(DATA EXCERPT):
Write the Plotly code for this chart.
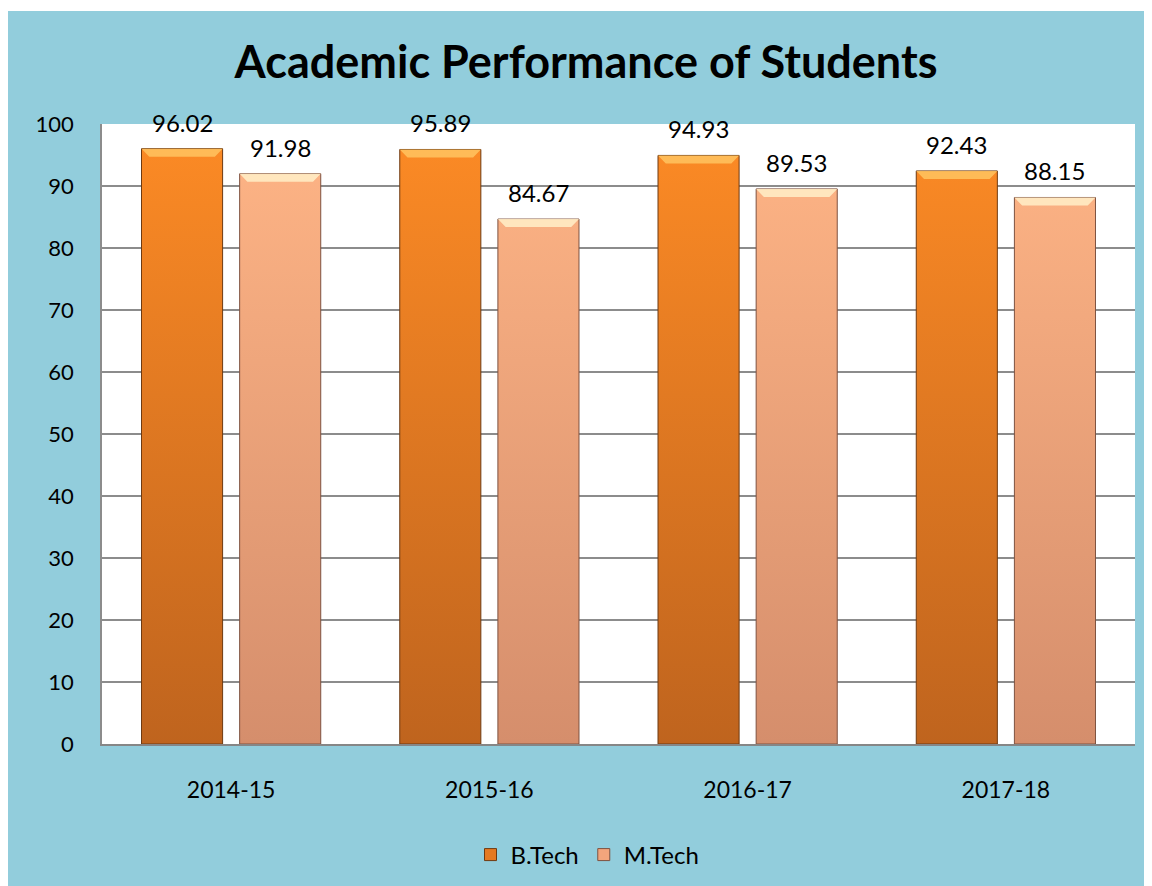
import plotly.graph_objects as go

years = ["2014-15", "2015-16", "2016-17", "2017-18"]
btech = [96.02, 95.89, 94.93, 92.43]
mtech = [91.98, 84.67, 89.53, 88.15]

BLUE = "#92CDDC"
FONT = "Lato"
BAR_W = 0.314


def bar_shapes(values, offset, width=BAR_W):
    # closed rectangles in data coords, split by None
    xs, ys = [], []
    for i, v in enumerate(values):
        x0 = i + offset - width / 2
        x1 = i + offset + width / 2
        xs += [x0, x0, x1, x1, x0, None]
        ys += [0, v, v, 0, 0, None]
    return xs, ys


def bevel_shapes(values, offset, width=BAR_W, h=1.3, d=0.03):
    # light trapezoid on top of each bar
    xs, ys = [], []
    for i, v in enumerate(values):
        x0 = i + offset - width / 2
        x1 = i + offset + width / 2
        xs += [x0, x1, x1 - d, x0 + d, x0, None]
        ys += [v, v, v - h, v - h, v, None]
    return xs, ys


fig = go.Figure()

series = [
    ("B.Tech", btech, -0.19, "#BF641E", "#FD8B25", "#6E3A12", "rgba(255,196,96,0.85)", "#E57A22"),
    ("M.Tech", mtech, 0.19, "#D58E6C", "#FFB586", "#7E5240", "rgba(255,236,196,0.9)", "#F2A57C"),
]

for name, vals, off, bottom, top, edge, bevel, legend_col in series:
    xs, ys = bar_shapes(vals, off)
    fig.add_trace(
        go.Scatter(
            x=xs,
            y=ys,
            mode="lines",
            fill="toself",
            name=name,
            showlegend=False,
            line=dict(color=edge, width=1),
            fillgradient=dict(
                type="vertical",
                colorscale=[[0, bottom], [1, top]],
                start=0,
                stop=100
            ),
            hoverinfo="skip"
        )
    )
    bx, by = bevel_shapes(vals, off)
    fig.add_trace(
        go.Scatter(
            x=bx,
            y=by,
            mode="lines",
            fill="toself",
            fillcolor=bevel,
            line=dict(width=0),
            showlegend=False,
            hoverinfo="skip"
        )
    )
    # legend entry only
    fig.add_trace(
        go.Bar(
            x=[None],
            y=[None],
            name=name,
            marker=dict(color=legend_col, line=dict(color=edge, width=1))
        )
    )
    # value labels
    for i, v in enumerate(vals):
        fig.add_annotation(
            x=i + off,
            y=v,
            text=f"{v:.2f}",
            showarrow=False,
            yanchor="bottom",
            yshift=10,
            font=dict(size=24, color="black", family=FONT)
        )

# thin white strip at the very top
fig.add_shape(type="rect", xref="paper", yref="paper",
              x0=-0.2, x1=1.2, y0=1.1823, y1=1.3,
              fillcolor="white", line_width=0, layer="below")

fig.update_layout(
    width=1152,
    height=886,
    paper_bgcolor=BLUE,
    plot_bgcolor="white",
    font=dict(family=FONT, color="black"),
    title=dict(
        text="<b>Academic Performance of Students</b>",
        x=578 / 1152,
        xanchor="center",
        y=1 - 54 / 886,
        yanchor="middle",
        font=dict(size=45, family=FONT, color="black")
    ),
    margin=dict(l=94, r=25, t=116, b=150),
    showlegend=True,
    legend=dict(
        orientation="h",
        x=0.47,
        xanchor="center",
        y=-0.179,
        yanchor="middle",
        font=dict(size=24),
        bgcolor="rgba(0,0,0,0)"
    ),
    xaxis=dict(
        range=[-0.5, 3.5],
        tickvals=[0, 1, 2, 3],
        ticktext=years,
        showgrid=False,
        zeroline=False,
        showline=True,
        linecolor="#868686",
        linewidth=2,
        ticks="",
        ticklabelstandoff=24,
        tickfont=dict(size=23)
    ),
    yaxis=dict(
        range=[0, 100],
        dtick=10,
        showgrid=True,
        gridcolor="#8C8C8C",
        gridwidth=1.5,
        zeroline=False,
        showline=True,
        linecolor="#8C8C8C",
        linewidth=1.5,
        ticks="",
        ticklabelstandoff=22,
        tickfont=dict(size=22)
    )
)

fig.write_html("out.html")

(WHAT TO DO): Reproduce the whole listing above word for word, but not its pictures.

(SOLUTION TO THE PROBLEM):
Write the Plotly code for this chart.
import plotly.graph_objects as go

years = ["2014-15", "2015-16", "2016-17", "2017-18"]
btech = [96.02, 95.89, 94.93, 92.43]
mtech = [91.98, 84.67, 89.53, 88.15]

BLUE = "#92CDDC"
FONT = "Lato"
BAR_W = 0.314


def bar_shapes(values, offset, width=BAR_W):
    # closed rectangles in data coords, split by None
    xs, ys = [], []
    for i, v in enumerate(values):
        x0 = i + offset - width / 2
        x1 = i + offset + width / 2
        xs += [x0, x0, x1, x1, x0, None]
        ys += [0, v, v, 0, 0, None]
    return xs, ys


def bevel_shapes(values, offset, width=BAR_W, h=1.3, d=0.03):
    # light trapezoid on top of each bar
    xs, ys = [], []
    for i, v in enumerate(values):
        x0 = i + offset - width / 2
        x1 = i + offset + width / 2
        xs += [x0, x1, x1 - d, x0 + d, x0, None]
        ys += [v, v, v - h, v - h, v, None]
    return xs, ys


fig = go.Figure()

series = [
    ("B.Tech", btech, -0.19, "#BF641E", "#FD8B25", "#6E3A12", "rgba(255,196,96,0.85)", "#E57A22"),
    ("M.Tech", mtech, 0.19, "#D58E6C", "#FFB586", "#7E5240", "rgba(255,236,196,0.9)", "#F2A57C"),
]

for name, vals, off, bottom, top, edge, bevel, legend_col in series:
    xs, ys = bar_shapes(vals, off)
    fig.add_trace(
        go.Scatter(
            x=xs,
            y=ys,
            mode="lines",
            fill="toself",
            name=name,
            showlegend=False,
            line=dict(color=edge, width=1),
            fillgradient=dict(
                type="vertical",
                colorscale=[[0, bottom], [1, top]],
                start=0,
                stop=100
            ),
            hoverinfo="skip"
        )
    )
    bx, by = bevel_shapes(vals, off)
    fig.add_trace(
        go.Scatter(
            x=bx,
            y=by,
            mode="lines",
            fill="toself",
            fillcolor=bevel,
            line=dict(width=0),
            showlegend=False,
            hoverinfo="skip"
        )
    )
    # legend entry only
    fig.add_trace(
        go.Bar(
            x=[None],
            y=[None],
            name=name,
            marker=dict(color=legend_col, line=dict(color=edge, width=1))
        )
    )
    # value labels
    for i, v in enumerate(vals):
        fig.add_annotation(
            x=i + off,
            y=v,
            text=f"{v:.2f}",
            showarrow=False,
            yanchor="bottom",
            yshift=10,
            font=dict(size=24, color="black", family=FONT)
        )

# thin white strip at the very top
fig.add_shape(type="rect", xref="paper", yref="paper",
              x0=-0.2, x1=1.2, y0=1.1823, y1=1.3,
              fillcolor="white", line_width=0, layer="below")

fig.update_layout(
    width=1152,
    height=886,
    paper_bgcolor=BLUE,
    plot_bgcolor="white",
    font=dict(family=FONT, color="black"),
    title=dict(
        text="<b>Academic Performance of Students</b>",
        x=578 / 1152,
        xanchor="center",
        y=1 - 54 / 886,
        yanchor="middle",
        font=dict(size=45, family=FONT, color="black")
    ),
    margin=dict(l=94, r=25, t=116, b=150),
    showlegend=True,
    legend=dict(
        orientation="h",
        x=0.47,
        xanchor="center",
        y=-0.179,
        yanchor="middle",
        font=dict(size=24),
        bgcolor="rgba(0,0,0,0)"
    ),
    xaxis=dict(
        range=[-0.5, 3.5],
        tickvals=[0, 1, 2, 3],
        ticktext=years,
        showgrid=False,
        zeroline=False,
        showline=True,
        linecolor="#868686",
        linewidth=2,
        ticks="",
        ticklabelstandoff=24,
        tickfont=dict(size=23)
    ),
    yaxis=dict(
        range=[0, 100],
        dtick=10,
        showgrid=True,
        gridcolor="#8C8C8C",
        gridwidth=1.5,
        zeroline=False,
        showline=True,
        linecolor="#8C8C8C",
        linewidth=1.5,
        ticks="",
        ticklabelstandoff=22,
        tickfont=dict(size=22)
    )
)

fig.write_html("out.html")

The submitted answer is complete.